-- EXERCISE INSTRUCTIONS --
Copy out the listing that follows exactly, dropping every picture.

-- DATASET EXTRACT --
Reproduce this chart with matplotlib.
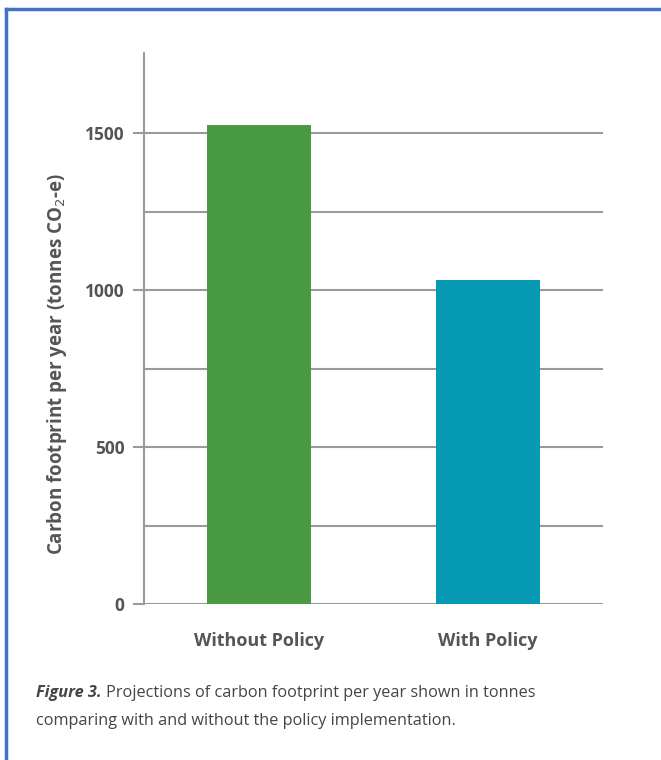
import matplotlib
matplotlib.use("Agg")
import matplotlib.pyplot as plt
from matplotlib.lines import Line2D

# data
categories = ["Without Policy", "With Policy"]
footprint = [1527, 1032]
bar_colors = ["#4a9a44", "#069ab5"]
major_ticks = [0, 500, 1000, 1500]
minor_ticks = [250, 750, 1250]

plt.rcParams["font.family"] = ["Open Sans", "DejaVu Sans"]

W, H = 661, 760
fig = plt.figure(figsize=(W / 100, H / 100), dpi=100)
fig.patch.set_facecolor("white")

# axes box in pixel coords of the reference
x0, x1, y0, y1 = 144, 603, 604, 53
ax = fig.add_axes([x0 / W, 1 - y0 / H, (x1 - x0) / W, (y0 - y1) / H])

grid_col = "#9a9a9a"
text_col = "#555555"

ax.bar(range(len(categories)), footprint, width=0.455, color=bar_colors, zorder=3)
ax.set_xlim(-0.5, 1.5)
ax.set_ylim(0, 1755)

ax.set_yticks(major_ticks)
ax.set_yticks(minor_ticks, minor=True)
ax.grid(axis="y", which="both", color=grid_col, linewidth=1.5, zorder=1)
ax.tick_params(axis="y", which="major", length=8, width=1.5, color=grid_col,
               pad=6, labelsize=12.5, labelcolor=text_col)
ax.tick_params(axis="y", which="minor", length=0)
for lab in ax.get_yticklabels():
    lab.set_fontweight("bold")

ax.set_xticks(range(len(categories)))
ax.set_xticklabels(categories, fontweight="bold", fontsize=13, color=text_col)
ax.tick_params(axis="x", length=0, pad=20)

for side in ["top", "right", "bottom"]:
    ax.spines[side].set_visible(False)
ax.spines["left"].set_color(grid_col)
ax.spines["left"].set_linewidth(1.5)

# y label sits a bit below the axes centre in the reference
fig.text(57 / W, 1 - 364 / H, "Carbon footprint per year (tonnes CO$_2$-e)",
         fontsize=13.5, fontweight="bold", color=text_col, rotation=90,
         ha="center", va="center")

# caption, bold italic lead-in followed by plain text
cap_col = "#444444"
lead = fig.text(36 / W, 1 - 693 / H, "Figure 3.", fontsize=11.7, fontweight="bold",
                fontstyle="italic", color=cap_col, va="center")
fig.canvas.draw()
bb = lead.get_window_extent()
fig.text((bb.x1 + 4) / W, 1 - 693 / H,
         "Projections of carbon footprint per year shown in tonnes",
         fontsize=11.7, color=cap_col, va="center")
fig.text(36 / W, 1 - 721 / H,
         "comparing with and without the policy implementation.",
         fontsize=11.7, color=cap_col, va="center")

# blue frame on top and left edges
frame_col = "#4472c4"
fig.add_artist(Line2D([5.5 / W, 1], [1 - 8.5 / H, 1 - 8.5 / H],
                      transform=fig.transFigure, color=frame_col, linewidth=2.5))
fig.add_artist(Line2D([5.5 / W, 5.5 / W], [0, 1 - 8.5 / H],
                      transform=fig.transFigure, color=frame_col, linewidth=2.5))

fig.savefig("out.png", dpi=100)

-- THE OUTPUT --
Reproduce this chart with matplotlib.
import matplotlib
matplotlib.use("Agg")
import matplotlib.pyplot as plt
from matplotlib.lines import Line2D

# data
categories = ["Without Policy", "With Policy"]
footprint = [1527, 1032]
bar_colors = ["#4a9a44", "#069ab5"]
major_ticks = [0, 500, 1000, 1500]
minor_ticks = [250, 750, 1250]

plt.rcParams["font.family"] = ["Open Sans", "DejaVu Sans"]

W, H = 661, 760
fig = plt.figure(figsize=(W / 100, H / 100), dpi=100)
fig.patch.set_facecolor("white")

# axes box in pixel coords of the reference
x0, x1, y0, y1 = 144, 603, 604, 53
ax = fig.add_axes([x0 / W, 1 - y0 / H, (x1 - x0) / W, (y0 - y1) / H])

grid_col = "#9a9a9a"
text_col = "#555555"

ax.bar(range(len(categories)), footprint, width=0.455, color=bar_colors, zorder=3)
ax.set_xlim(-0.5, 1.5)
ax.set_ylim(0, 1755)

ax.set_yticks(major_ticks)
ax.set_yticks(minor_ticks, minor=True)
ax.grid(axis="y", which="both", color=grid_col, linewidth=1.5, zorder=1)
ax.tick_params(axis="y", which="major", length=8, width=1.5, color=grid_col,
               pad=6, labelsize=12.5, labelcolor=text_col)
ax.tick_params(axis="y", which="minor", length=0)
for lab in ax.get_yticklabels():
    lab.set_fontweight("bold")

ax.set_xticks(range(len(categories)))
ax.set_xticklabels(categories, fontweight="bold", fontsize=13, color=text_col)
ax.tick_params(axis="x", length=0, pad=20)

for side in ["top", "right", "bottom"]:
    ax.spines[side].set_visible(False)
ax.spines["left"].set_color(grid_col)
ax.spines["left"].set_linewidth(1.5)

# y label sits a bit below the axes centre in the reference
fig.text(57 / W, 1 - 364 / H, "Carbon footprint per year (tonnes CO$_2$-e)",
         fontsize=13.5, fontweight="bold", color=text_col, rotation=90,
         ha="center", va="center")

# caption, bold italic lead-in followed by plain text
cap_col = "#444444"
lead = fig.text(36 / W, 1 - 693 / H, "Figure 3.", fontsize=11.7, fontweight="bold",
                fontstyle="italic", color=cap_col, va="center")
fig.canvas.draw()
bb = lead.get_window_extent()
fig.text((bb.x1 + 4) / W, 1 - 693 / H,
         "Projections of carbon footprint per year shown in tonnes",
         fontsize=11.7, color=cap_col, va="center")
fig.text(36 / W, 1 - 721 / H,
         "comparing with and without the policy implementation.",
         fontsize=11.7, color=cap_col, va="center")

# blue frame on top and left edges
frame_col = "#4472c4"
fig.add_artist(Line2D([5.5 / W, 1], [1 - 8.5 / H, 1 - 8.5 / H],
                      transform=fig.transFigure, color=frame_col, linewidth=2.5))
fig.add_artist(Line2D([5.5 / W, 5.5 / W], [0, 1 - 8.5 / H],
                      transform=fig.transFigure, color=frame_col, linewidth=2.5))

fig.savefig("out.png", dpi=100)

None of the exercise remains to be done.